How to Develop Strategic Thinking


Simon Sinek was hardly the first to emphasize the importance of asking “why?” but he’s likely monetized it better than anyone else. In his book Start With Why Sinek described the powerful impact that defining clearly why your company exists can have.

If you questioned it then, emerging from the pandemic has made the point even more cogent. People took the last 18 months to re-evaluate all aspects of their lives. Those who assumed you must take a job you don’t like because it offers more money or better benefits began to question that. Many have simply quit, looking for something that will bring more joy while meeting Maslowian needs.

In my soon-to-be-published book, Manufacturing Mastery: The Path to Building Successful and Enduring Manufacturing Businesses, I invest a full chapter discussing how meaningful mission, vision, and core-values are requirements of enduring organizations, and how to differentiate inward and outward facing drivers. If few were willing to sacrifice health and happiness so an owner could make more money, only the desperate will now. As parents want to leave their children with an improved standard of living, most adults want to leave the world a better place. They will support your organization with energy and creativity when they find your company’s mission both sincere and one that generates passion within them.

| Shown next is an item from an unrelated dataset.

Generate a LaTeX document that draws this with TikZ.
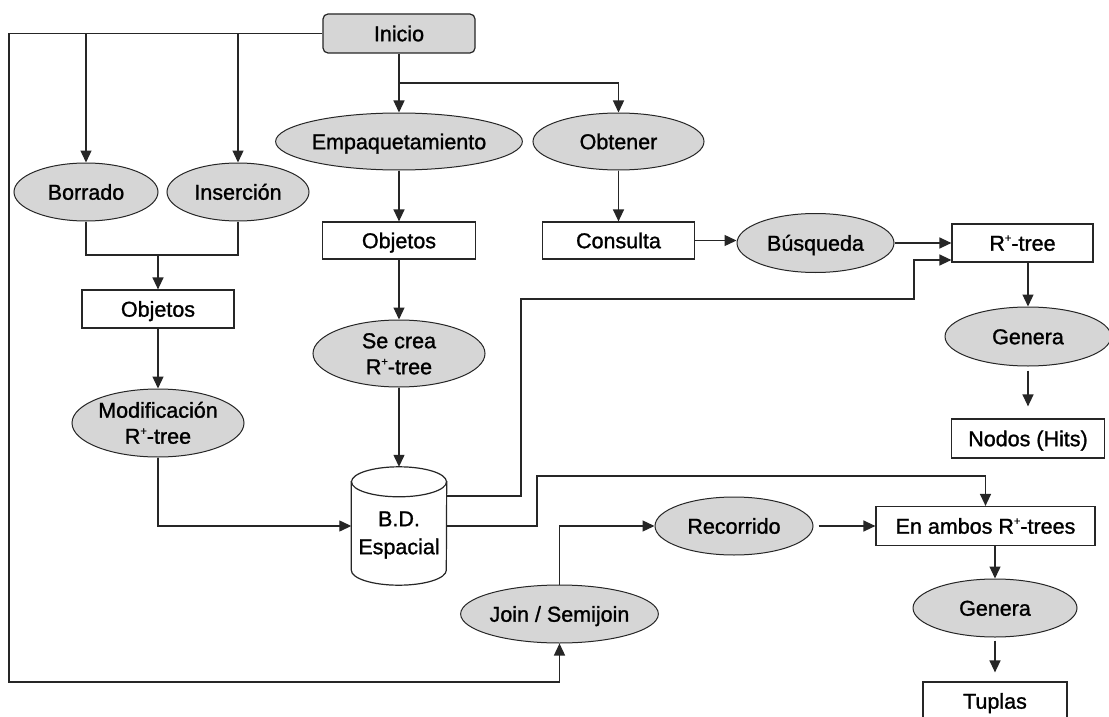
\documentclass[tikz,border=0pt]{standalone}
\usepackage{fontspec}
\setmainfont{Liberation Sans}[UprightFeatures={FakeBold=1.2}]
\usetikzlibrary{shapes.geometric,arrows.meta,calc}
\definecolor{nodefill}{HTML}{D6D6D6}
\definecolor{linecol}{HTML}{262626}
% R with a small raised plus sign
\newcommand\Rplus{R\raisebox{0.42em}{\fontsize{11}{11}\selectfont +}}
\begin{document}
\begin{tikzpicture}[x=1pt,y=-1pt,
  font=\fontsize{21.5}{26}\selectfont,
  conn/.style={draw=linecol, line width=1.3pt},
  arr/.style={conn, -{Triangle[length=12pt,width=11pt]}},
  ovalbase/.style={ellipse, draw=linecol, line width=1pt, fill=nodefill, inner sep=0pt},
  oval/.style={ovalbase, text height=15.4pt, text depth=0pt},
  oval2/.style={ovalbase, align=center, text height=41.4pt, text depth=0pt},
  box/.style={rectangle, draw=linecol, line width=1.2pt, fill=white, inner sep=0pt, text height=15.4pt, text depth=0pt},
  startbox/.style={rectangle, rounded corners=5pt, draw=linecol, line width=1.2pt, fill=nodefill, inner sep=0pt, text height=15.4pt, text depth=0pt}
]
\clip (0,0) rectangle (1109,717);
\fill[white] (0,0) rectangle (1109,717);

% start
\node[startbox, minimum width=152, minimum height=39] (inicio) at (399,33.5) {Inicio};

% update branch
\node[oval, minimum width=144, minimum height=58] (borrado) at (86,192) {Borrado};
\node[oval, minimum width=142, minimum height=58] (insercion) at (238,192) {Inserción};
\node[box, minimum width=152, minimum height=38] (obj1) at (158,309) {Objetos};
\node[oval2, minimum width=172, minimum height=68] (modif) at (158,423) {Modificación\\\Rplus-tree};

% bulk loading branch
\node[oval, minimum width=210, minimum height=57] (empaq) at (399,141.5) {Empaquetamiento};
\node[box, minimum width=153, minimum height=37] (obj2) at (399,240.5) {Objetos};
\node[oval2, minimum width=172, minimum height=67] (secrea) at (399,353.5) {Se crea\\\Rplus-tree};

% spatial database (cylinder drawn around an empty node)
\node[minimum width=95, minimum height=118, inner sep=0pt] (db) at (399,526) {};
\path[draw=linecol, line width=1.2pt, fill=white]
  ($(db.north west)+(0,15)$) -- ($(db.south west)+(0,-15)$)
  arc[start angle=180, end angle=360, x radius=47.5pt, y radius=15pt]
  -- ($(db.north east)+(0,15)$) -- cycle;
\draw[draw=linecol, line width=1.2pt, fill=white] ($(db.north)+(0,15)$) ellipse[x radius=47.5pt, y radius=15pt];
\node[align=center, font=\fontsize{21.5}{28}\selectfont, text height=43.4pt, text depth=0pt, inner sep=0pt] (dbtext) at (399,532.5) {B.D.\\Espacial};

% query branch
\node[oval, minimum width=171, minimum height=57] (obtener) at (618.5,141.5) {Obtener};
\node[box, minimum width=152, minimum height=37] (consulta) at (618.5,240.5) {Consulta};
\node[oval, minimum width=157, minimum height=59] (busqueda) at (815.5,243) {Búsqueda};
\node[box, minimum width=141, minimum height=38] (rtree) at (1022.5,243) {\Rplus-tree};
\node[oval, minimum width=166, minimum height=59] (genera1) at (1028,336.5) {Genera};
\node[box, minimum width=153, minimum height=39] (nodos) at (1028,438.5) {Nodos (Hits)};

% join branch
\node[oval, minimum width=173, minimum height=58] (join) at (559.5,614) {Join / Semijoin};
\node[oval, minimum width=158, minimum height=58] (recorrido) at (734,526) {Recorrido};
\node[box, minimum width=219, minimum height=39] (enambos) at (985.5,526) {En ambos \Rplus-trees};
\node[oval, minimum width=164, minimum height=58] (genera2) at (995,608) {Genera};
\node[box, minimum width=144, minimum height=38] (tuplas) at (995,701) {Tuplas};

% routing points
\coordinate (loopc) at (9,682);
\coordinate (merge) at (158,255);
\coordinate (split) at (399,83);
\coordinate (upA) at (521,299);
\coordinate (rin) at (914,260);
\coordinate (upB) at (537,476);
\coordinate (dbhi) at ($(db.east)+(0,-30)$);

% connectors
\draw[arr] (inicio.west) -| (loopc) -| (join.south);
\draw[arr] (inicio.west -| borrado.north) -- (borrado.north);
\draw[arr] (inicio.west -| insercion.north) -- (insercion.north);
\draw[conn] (borrado.south) |- (merge) -| (insercion.south);
\draw[arr] (merge) -- (obj1.north);
\draw[arr] (obj1) -- (modif);
\draw[arr] (modif.south) |- (db.west);

\draw[arr] (inicio) -- (empaq);
\draw[arr] (split) -| (obtener.north);
\draw[arr] (empaq) -- (obj2);
\draw[arr] (obj2) -- (secrea);
\draw[arr] (secrea) -- (db.north);

\draw[arr] (dbhi) -| (upA) -| (rin) -- (rin -| rtree.west);
\draw[arr] (db.east) -| (upB) -| (enambos.north);

\draw[arr] (obtener) -- (consulta);
\draw[arr] (consulta.east) -- (consulta.east -| busqueda.west);
\draw[arr] (busqueda.east) -- (busqueda.east -| rtree.west);
\draw[arr] (rtree.south -| genera1.north) -- (genera1.north);
\draw[arr, shorten <=4pt, shorten >=12pt] (genera1) -- (nodos);

\draw[arr] (join.north) |- (recorrido.west);
\draw[arr, shorten <=5pt] (recorrido.east) -- (enambos.west);
\draw[arr] (enambos.south -| genera2.north) -- (genera2.north);
\draw[arr, shorten <=3pt, shorten >=9pt] (genera2) -- (tuplas);
\end{tikzpicture}
\end{document}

A mission that matters will help you attract the partners that building an enduring business needs. It can also teach those involved with your company how to think strategically. Here’s how:

Constantly ask “why?” of your customers, suppliers, employees, investors, and the community at large. I see pages of project plans detailing actions with no clear reasoning behind them. Why is this action worth your time?  How does it help move our organization toward our mission? How does it help our constituencies? When will they feel the benefit? Why is this the best use of our limited resources?

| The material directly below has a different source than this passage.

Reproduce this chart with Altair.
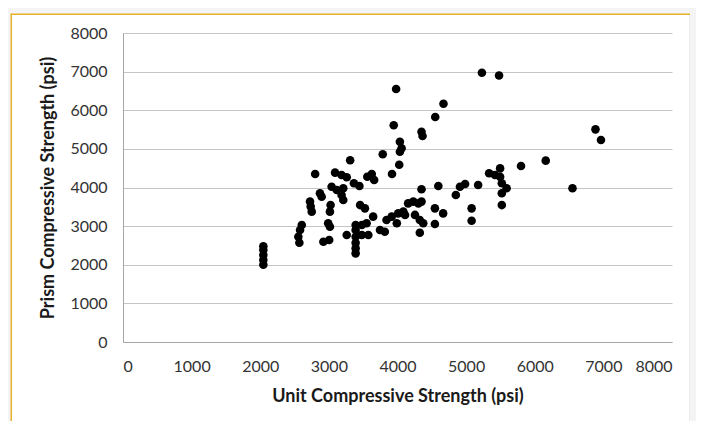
import altair as alt
import pandas as pd

# Unit compressive strength (psi) vs prism compressive strength (psi)
unit_psi = [
    5230, 5480, 3980, 4670, 4550, 3945, 4350, 4365, 4035, 4060,
    4035, 3785, 4025, 3920, 3310, 2800, 3090, 3185, 3260, 3560,
    3625, 3660, 3365, 3445, 3040, 3115, 3210, 2870, 2895, 3185,
    3210, 2725, 2735, 2750, 3025, 3015, 3455, 3525, 3645, 2990,
    3015, 2605, 2580, 2555, 2570, 2920, 3005, 3260, 3390, 3390,
    3390, 3390, 3390, 3390, 3480, 3550, 3575, 3480, 3745, 3815,
    3840, 3915, 3990, 4010, 4085, 4110, 4155, 4230, 4305, 4350,
    4350, 4255, 4325, 4375, 4325, 4545, 4665, 4545, 4595, 4850,
    4910, 4985, 5080, 5080, 5175, 5335, 5420, 5495, 5495, 5520,
    5590, 5520, 5520, 5800, 6160, 6550, 6885, 6965, 2045, 2045,
    2045, 2045, 2045,
]
prism_psi = [
    6970, 6900, 6550, 6170, 5825, 5610, 5445, 5335, 5185, 5015,
    4925, 4860, 4590, 4350, 4705, 4350, 4385, 4325, 4265, 4280,
    4350, 4195, 4110, 4040, 4020, 3935, 3980, 3850, 3760, 3805,
    3675, 3635, 3505, 3375, 3545, 3375, 3545, 3460, 3245, 3075,
    2985, 3030, 2900, 2725, 2570, 2595, 2640, 2770, 3030, 2900,
    2725, 2570, 2425, 2295, 3030, 3075, 2770, 2770, 2900, 2855,
    3160, 3245, 3075, 3330, 3375, 3290, 3590, 3635, 3590, 3635,
    3955, 3290, 3160, 3075, 2830, 3460, 3330, 3055, 4040, 3805,
    4020, 4090, 3460, 3140, 4065, 4370, 4325, 4495, 4280, 4110,
    3980, 3850, 3545, 4555, 4695, 3980, 5505, 5230, 2480, 2380,
    2250, 2120, 2000,
]
axis_ticks = [0, 1000, 2000, 3000, 4000, 5000, 6000, 7000, 8000]

df = pd.DataFrame({"unit": unit_psi, "prism": prism_psi})
one = pd.DataFrame({"k": [0]})

FONT = "Lato"
GREY_BG = "#f4f4f4"
GOLD = "#e8b12c"


def strip(x, x2, y, y2, color):
    return alt.Chart(one).mark_rect(color=color).encode(
        x=alt.value(x), x2=alt.value(x2), y=alt.value(y), y2=alt.value(y2)
    )


frame = [
    strip(-115, 573, -25, -19, GREY_BG),
    strip(-115, -112, -25, 388, GREY_BG),
    strip(567, 573, -25, 388, GREY_BG),
    strip(-112, 567, -19.5, -18, GOLD),
    strip(-112.5, -111, -19.5, 388, GOLD),
    strip(566.5, 567, -18, 388, "#d8d8d8"),
]

points = alt.Chart(df).mark_circle(size=74, color="black", opacity=1).encode(
    x=alt.X(
        "unit:Q",
        scale=alt.Scale(domain=[0, 8000], nice=False, zero=True),
        axis=alt.Axis(
            values=axis_ticks, format="d", grid=False,
            title="Unit Compressive Strength (psi)",
            labelPadding=16, titlePadding=13,
        ),
    ),
    y=alt.Y(
        "prism:Q",
        scale=alt.Scale(domain=[0, 8000], nice=False, zero=True),
        axis=alt.Axis(
            values=axis_ticks, format="d", grid=True,
            title="Prism Compressive Strength (psi)",
            labelPadding=16, titlePadding=12,
        ),
    ),
)

chart = alt.layer(*frame, points).properties(
    width=549,
    height=309,
    autosize=alt.AutoSizeParams(type="none"),
    padding={"left": 115, "top": 25, "right": 24, "bottom": 79},
    background="white",
).configure_view(stroke=None).configure_axis(
    domainColor="#a6a6a6",
    domainWidth=1,
    gridColor="#c4c4c4",
    gridWidth=1,
    ticks=False,
    labelFont=FONT,
    labelFontSize=16,
    labelColor="#333333",
    titleFont=FONT,
    titleFontSize=18,
    titleFontWeight="bold",
    titleColor="#1a1a1a",
)

chart.save("out.html", embed_options={"renderer": "svg", "actions": False})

Top-down strategy is rarely implemented well. Replacing it with a bi-directional process that adds clear line-of-sight between the strategic priorities of each level of the organization provides a means for all involved to think more clearly. Everyone can make better decisions because nothing is just a check-box item; everything is related to enabling a higher-level capability which in turn implements the strategy which in turn moves us closer to the mission. If they care about the mission and they can see how what they are doing moves us closer, you’ll get their best thinking. And your employees will grow along the way.

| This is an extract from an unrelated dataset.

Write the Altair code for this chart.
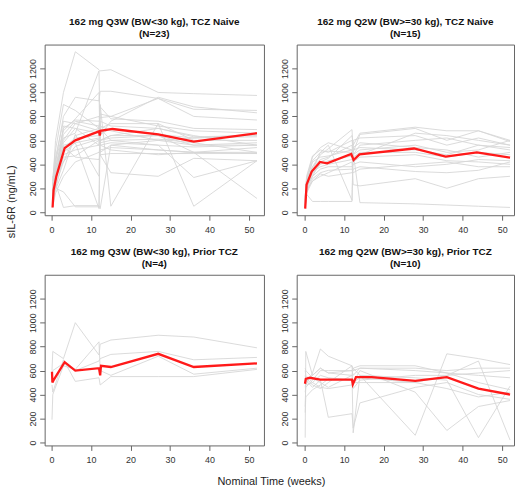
import altair as alt
import pandas as pd

# ---------------- data ----------------
TITLES = [
    ["162 mg Q3W (BW<30 kg),  TCZ Naive", "(N=23)"],
    ["162 mg Q2W (BW>=30 kg),  TCZ Naive", "(N=15)"],
    ["162 mg Q3W (BW<30 kg),  Prior TCZ", "(N=4)"],
    ["162 mg Q2W (BW>=30 kg),  Prior TCZ", "(N=10)"],
]

# nominal times (weeks) of individual profiles
T_Q3W = [0.25, 1, 3, 6, 12, 12.3, 15, 27, 36, 52]
T_Q2W = [0.15, 0.5, 2, 4, 6, 12, 12.3, 14, 28, 36, 44, 52]
T_Q3W_PRIOR = [0.1, 0.3, 3, 6, 12, 12.3, 15, 27, 36, 52]
T_Q2W_PRIOR = [0.15, 0.3, 2, 4, 6, 12, 12.3, 14, 28, 36, 44, 52]

# individual sIL-6R profiles (ng/mL)
IND_1 = [
    [220, 600, 1000, 1340, 1190, 1180, 1190, 1000, 990, 975],
    [180, 420, 800, 960, 930, 1010, 1010, 950, 860, 850],
    [120, 350, 700, 770, 760, 790, 800, 950, 800, 770],
    [100, 300, 650, 760, 720, 640, 760, 960, 880, 830],
    [60, 250, 720, 700, 560, 700, 740, 740, 50, 430],
    [250, 200, 170, 45, 45, 700, 600, 560, 545, 560],
    [300, 240, 40, 55, 55, 30, 560, 520, 500, 490],
    [150, 300, 550, 460, 440, 480, 490, 490, 490, 490],
    [80, 200, 460, 470, 600, 480, 330, 300, 450, 430],
    [200, 380, 600, 740, 680, 900, 50, 740, 600, 600],
    [90, 330, 560, 580, 620, 560, 580, 560, 290, 430],
    [140, 400, 620, 660, 1180, 650, 700, 650, 620, 650],
    [50, 280, 500, 580, 30, 760, 720, 700, 640, 560],
    [160, 360, 540, 620, 640, 600, 640, 700, 630, 640],
    [110, 260, 480, 520, 560, 600, 640, 640, 560, 580],
    [70, 220, 420, 640, 700, 820, 800, 720, 680, 660],
    [230, 460, 760, 740, 800, 720, 680, 600, 560, 560],
    [130, 320, 580, 700, 660, 560, 520, 480, 500, 540],
    [40, 160, 300, 420, 500, 520, 540, 520, 500, 500],
    [190, 430, 680, 780, 1000, 500, 560, 600, 620, 630],
    [260, 520, 900, 850, 700, 600, 620, 640, 500, 115],
    [100, 190, 350, 650, 300, 880, 780, 760, 700, 690],
    [170, 300, 420, 550, 610, 580, 600, 610, 580, 500],
]
IND_2 = [
    [100, 250, 380, 480, 530, 690, 500, 650, 700, 600, 680, 590],
    [60, 200, 300, 420, 450, 640, 560, 660, 710, 680, 680, 600],
    [40, 150, 90, 90, 90, 90, 500, 80, 70, 60, 50, 40],
    [80, 180, 350, 500, 560, 100, 600, 620, 640, 560, 620, 560],
    [120, 280, 460, 540, 580, 520, 480, 560, 600, 620, 560, 540],
    [50, 190, 260, 300, 330, 420, 230, 220, 280, 200, 280, 300],
    [90, 230, 340, 380, 400, 440, 420, 460, 480, 430, 420, 400],
    [70, 210, 300, 360, 380, 380, 400, 420, 380, 400, 440, 430],
    [110, 260, 420, 460, 470, 520, 480, 520, 560, 500, 520, 600],
    [30, 170, 280, 330, 350, 360, 330, 360, 400, 420, 380, 380],
    [130, 300, 470, 520, 500, 600, 520, 540, 520, 480, 560, 520],
    [60, 220, 320, 400, 430, 470, 460, 500, 500, 460, 500, 480],
    [90, 240, 380, 440, 460, 560, 440, 480, 660, 640, 600, 560],
    [40, 160, 260, 320, 300, 330, 360, 380, 340, 330, 350, 420],
    [100, 270, 430, 500, 510, 500, 540, 580, 540, 520, 460, 500],
]
IND_3 = [
    [600, 760, 700, 1000, 730, 820, 855, 895, 880, 790],
    [480, 420, 690, 510, 540, 480, 550, 550, 550, 610],
    [560, 600, 660, 600, 680, 700, 735, 760, 690, 710],
    [190, 400, 640, 610, 840, 600, 560, 720, 570, 620],
]
IND_4 = [
    [40, 760, 560, 620, 580, 600, 560, 620, 620, 600, 620, 620],
    [300, 480, 580, 780, 720, 640, 600, 620, 600, 580, 560, 540],
    [560, 520, 460, 520, 210, 240, 120, 330, 460, 500, 400, 360],
    [620, 600, 540, 500, 460, 560, 80, 560, 60, 740, 700, 650],
    [500, 480, 500, 560, 540, 520, 500, 600, 420, 100, 300, 350],
    [420, 460, 520, 600, 600, 600, 620, 560, 540, 520, 40, 470],
    [510, 540, 480, 450, 500, 640, 450, 520, 560, 560, 680, 20],
    [600, 560, 500, 460, 450, 480, 500, 500, 500, 450, 380, 420],
    [250, 380, 440, 480, 530, 520, 500, 540, 500, 560, 580, 600],
    [460, 500, 560, 620, 580, 560, 620, 640, 640, 580, 500, 440],
]

# mean profiles (red)
MEAN_T_1 = [0.25, 0.5, 1.2, 3.3, 6, 12, 12.2, 12.4, 15.4, 27, 36, 52]
MEAN_V_1 = [40, 185, 300, 535, 600, 675, 640, 680, 695, 650, 590, 660]
MEAN_T_2 = [0.15, 0.5, 1.8, 3.9, 5.7, 11.8, 12.4, 13.9, 27.7, 35.7, 43.6, 52]
MEAN_V_2 = [30, 230, 340, 420, 408, 486, 436, 483, 532, 464, 499, 455]
MEAN_T_3 = [0.1, 0.2, 0.5, 3.3, 6, 12, 12.3, 12.5, 15, 27, 36, 52]
MEAN_V_3 = [590, 500, 520, 670, 600, 620, 560, 640, 630, 740, 630, 660]
MEAN_T_4 = [0.1, 0.3, 1.3, 4, 12, 12.2, 13, 17, 28, 36, 44, 52]
MEAN_V_4 = [490, 530, 540, 525, 525, 485, 545, 545, 515, 545, 450, 400]

Y_TICKS = [0, 200, 400, 600, 800, 1000, 1200]
X_TICKS = [0, 10, 20, 30, 40, 50]

PANELS = [
    (T_Q3W, IND_1, MEAN_T_1, MEAN_V_1),
    (T_Q2W, IND_2, MEAN_T_2, MEAN_V_2),
    (T_Q3W_PRIOR, IND_3, MEAN_T_3, MEAN_V_3),
    (T_Q2W_PRIOR, IND_4, MEAN_T_4, MEAN_V_4),
]

FONT = "Liberation Sans"


def make_panel(idx, xdom, width, ytitle=False, xtitle=False):
    times, ind, mt, mv = PANELS[idx]
    rows = []
    for s, vals in enumerate(ind):
        for t, v in zip(times, vals):
            rows.append({"subject": s, "week": t, "value": v})
    gdf = pd.DataFrame(rows)
    rdf = pd.DataFrame({"week": mt, "value": mv})

    if xtitle:
        xaxis = alt.Axis(values=X_TICKS, title="Nominal Time (weeks)", titleX=228, titleY=30,
                         titleAlign="center", titleBaseline="top", titleFontSize=11,
                         titleFontWeight="normal", titleColor="#222", titleFont=FONT,
                         labelPadding=5)
    else:
        xaxis = alt.Axis(values=X_TICKS, title="", labelPadding=5)
    if ytitle:
        yaxis = alt.Axis(values=Y_TICKS, title="sIL-6R (ng/mL)", titleX=-28, titleY=158,
                         titleAngle=270, titleAlign="center", titleBaseline="bottom",
                         titleFontSize=11, titleFontWeight="normal", titleColor="#222",
                         titleFont=FONT, labelAngle=270, labelAlign="center",
                         labelBaseline="bottom", labelPadding=2, format="d")
    else:
        yaxis = alt.Axis(values=Y_TICKS, title="", labelAngle=270, labelAlign="center",
                         labelBaseline="bottom", labelPadding=2, format="d")

    x = alt.X("week:Q", scale=alt.Scale(domain=xdom, nice=False, zero=False), axis=xaxis)
    y = alt.Y("value:Q", scale=alt.Scale(domain=[-25, 1400], nice=False, zero=False), axis=yaxis)

    grey = alt.Chart(gdf).mark_line(color="#d6d6d6", strokeWidth=0.9, clip=True).encode(
        x=x, y=y, detail="subject:N")
    red = alt.Chart(rdf).mark_line(color="#ff1a1a", strokeWidth=2.3, clip=True).encode(x=x, y=y)
    return alt.layer(grey, red).properties(
        width=width, height=172,
        title=alt.TitleParams(text=TITLES[idx], fontSize=10, font=FONT, fontWeight="bold",
                              lineHeight=12, offset=6, anchor="middle", color="#111"),
    )


p1 = make_panel(0, [-1.76, 53.77], 221, ytitle=True)
p2 = make_panel(1, [-2.0, 53.0], 219)
p3 = make_panel(2, [-1.76, 53.77], 221, xtitle=True)
p4 = make_panel(3, [-2.0, 53.0], 219)

chart = alt.concat(
    p1, p2, p3, p4, columns=2, spacing={"row": 60, "column": 33},
    bounds="flush", align="each"
).properties(
    padding={"left": 5, "top": 14, "right": 0, "bottom": 0}
).configure_view(
    stroke="#666666", strokeWidth=1
).configure_axis(
    grid=False, domain=False, tickColor="#666666", tickSize=5,
    labelFont=FONT, labelFontSize=9, labelColor="#333333"
)

chart.save("out.html", embed_options={"renderer": "svg", "actions": False})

“Because I said so” may work at home, but it should rarely be said to any constituency of your business. A healthy strategic process continuously provides line-of-sight reasoning as things change and people move around. It provides the environment in which people can intelligently challenge and make good suggestions and decisions. By asking the “why?” question you’ll teach your team to think more strategically, to focus on outcomes instead of actions, and as you do that, make progress toward your mission.

And isn’t that why you’re in business?

The Starting Pistol

W. Clement Stone:
"When you discover your mission, you will feel its demand. It will fill you with enthusiasm and a burning desire to get to work on it."

The Tape

Rebecca Morgan:
"No one wants a job. Everyone wants to contribute and be fairly compensated. Replace jobs with amazing opportunities."